La loi du 18 novembre 2016 n°2016-1547 de « modernisation de la justice du XXIème siècle » a dessiné la réforme du contentieux de la sécurité sociale.
Les décrets n°2018-928 du 29 octobre 2018 et n°2018-772 du 4 septembre 2018 en ont précisé les contours.
Ces textes sont entrés en vigueur au 1er janvier 2019.
1 – Contentieux général
La saisine de la commission de recours amiable (CRA) reste inchangée.
Ainsi, à compter de la notification de la prise en charge de la maladie ou de l’accident, l’employeur dispose toujours d’un délai de deux mois pour saisir la CRA sous peine de forclusion.
Désormais, la CRA dispose d’un délai de deux mois (et non plus d’un mois) pour statuer.
A l’issue de ce délai, l’employeur dispose toujours de deux mois pour saisir, non plus le tribunal des affaires de sécurité sociale (TASS), mais le tribunal de grande instance (TGI).
Les délais de procédure sont ainsi allongés.

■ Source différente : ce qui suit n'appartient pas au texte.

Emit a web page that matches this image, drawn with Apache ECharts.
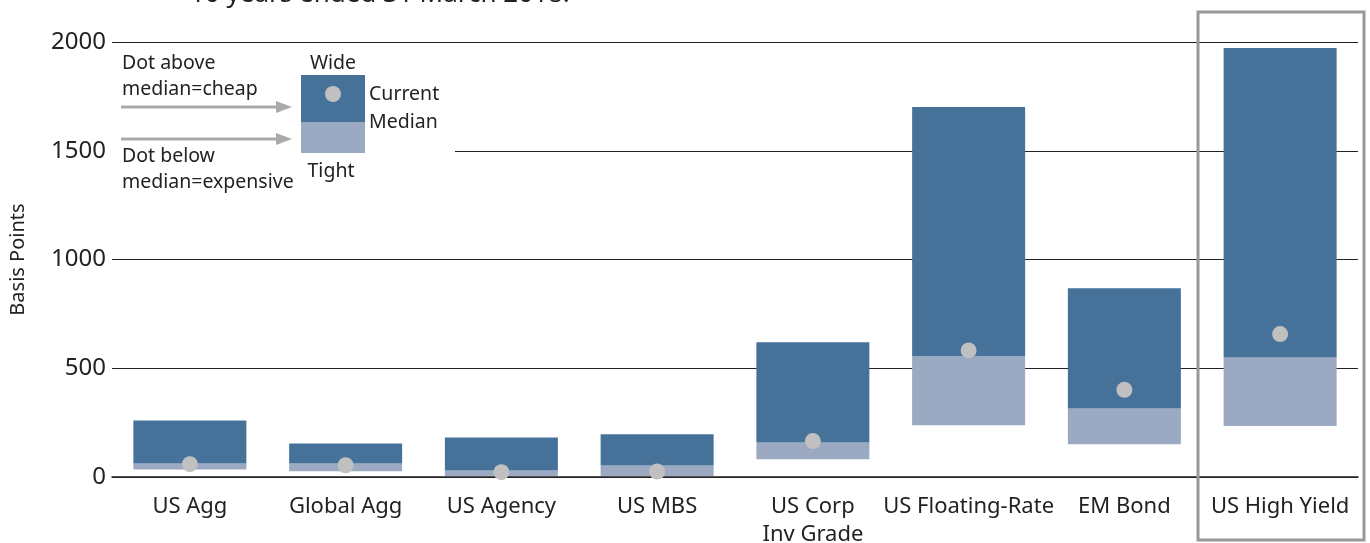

Objectif de la réforme : augmenter le nombre de décisions exprès des CRA pour désengorger les tribunaux.
Depuis le 1er janvier 2019, le TGI doit être saisi par voie de requête comprenant les mentions prescrites par l’article 58 du code de procédure civile ainsi qu’un exposé sommaire des motifs de la demande.
La requête doit être accompagnée :
- Des pièces listées dans un bordereau annexé à la requête.
- Une copie de la décision contestée (exprès ou implicite).
Sanction : le président du tribunal peut, par ordonnance motivée, rejeter les requêtes manifestement irrecevables, sans débat contradictoire.
En cas de litige d’ordre médical, le greffe adresse copie de la requête soit à la caisse, soit à l’auteur de la décision contestée, l’invite à présenter ses observations écrites, et à les communiquer aux parties à l’instance dans un délai de 20 jours.
La convocation du demandeur l’invite à comparaître en personne afin qu’il puisse être procédé le cas échéant à une consultation clinique à l’audience. (article R143-10-3 du code de la sécurité sociale).
Question : sur le recours de l’employeur relatif à une question d’ordre médical, une mesure d’expertise sur pièces sera-t-elle ordonnée par le juge ou le salarié sera-t-il convoqué ?
2 – Le contentieux technique
A l’inverse du contentieux général peu modifié, c’est ici que la réforme fait œuvre créatrice.
Désormais, toute contestation d’une décision attributive de taux d’incapacité doit être soumise à une Commission Médicale de Recours Amiable (CMRA), préalablement à la saisine du TGI (et non plus du TCI qui a été supprimé).
Cette CMRA est composée de trois médecins dont deux experts judiciaires et un médecin conseil de la CPAM.
Il est souhaitable de saisir la CMRA lettre recommandée avec accusé de réception.
Le secrétariat devra notifier sans délai le rapport d’évaluation des séquelles au médecin-conseil de l’employeur, lequel disposera d’un délai de 20 jours pour faire valoir ses observations ou autres contestations.
La commission devra établir un rapport motivé.
Dès notification de la décision, l’employeur disposera d’un délai de deux mois pour saisir le TGI.
L’absence de décision de la CMRA dans un délai de 4 mois à compter de sa saisine vaut rejet implicite de la demande.
Dans l’hypothèse d’un rejet des demandes présentées devant le TGI, l’appel sera interjeté non plus devant la CNITAAT mais devant l’une des cours d’appel spécialement désignées.
3 – Le contentieux de la tarification
Le mode introductif de l’instance est bouleversé.
Les litiges relevant du contentieux de la tarification (principalement la fixation du taux de cotisation, l’octroi de ristournes, l’imposition de cotisations supplémentaires) ne sont toujours pas soumis à un recours préalable obligatoire.
Et la CARSAT peut être saisie d’un recours gracieux.
Le recours contentieux est désormais porté devant la Cour d’appel d’Amiens, statuant en premier et dernier ressort.
Le recours est formé par voie d’assignation à une audience préalablement « indiquée » par le premier président, dans les formes prévues par les textes.
Cette procédure s’apparente à une assignation à jour fixe et non à une simple déclaration d’appel.
Le législateur a complexifié la procédure de la tarification, qui générera des frais de justice complémentaires.
4 – Fin de la gratuité
L’époque où la procédure devant les juridictions de sécurité sociale était gratuite est révolue.
Dorénavant, le TGI devra statuer sur les dépens selon les conditions posées par l’article 696 du CPC.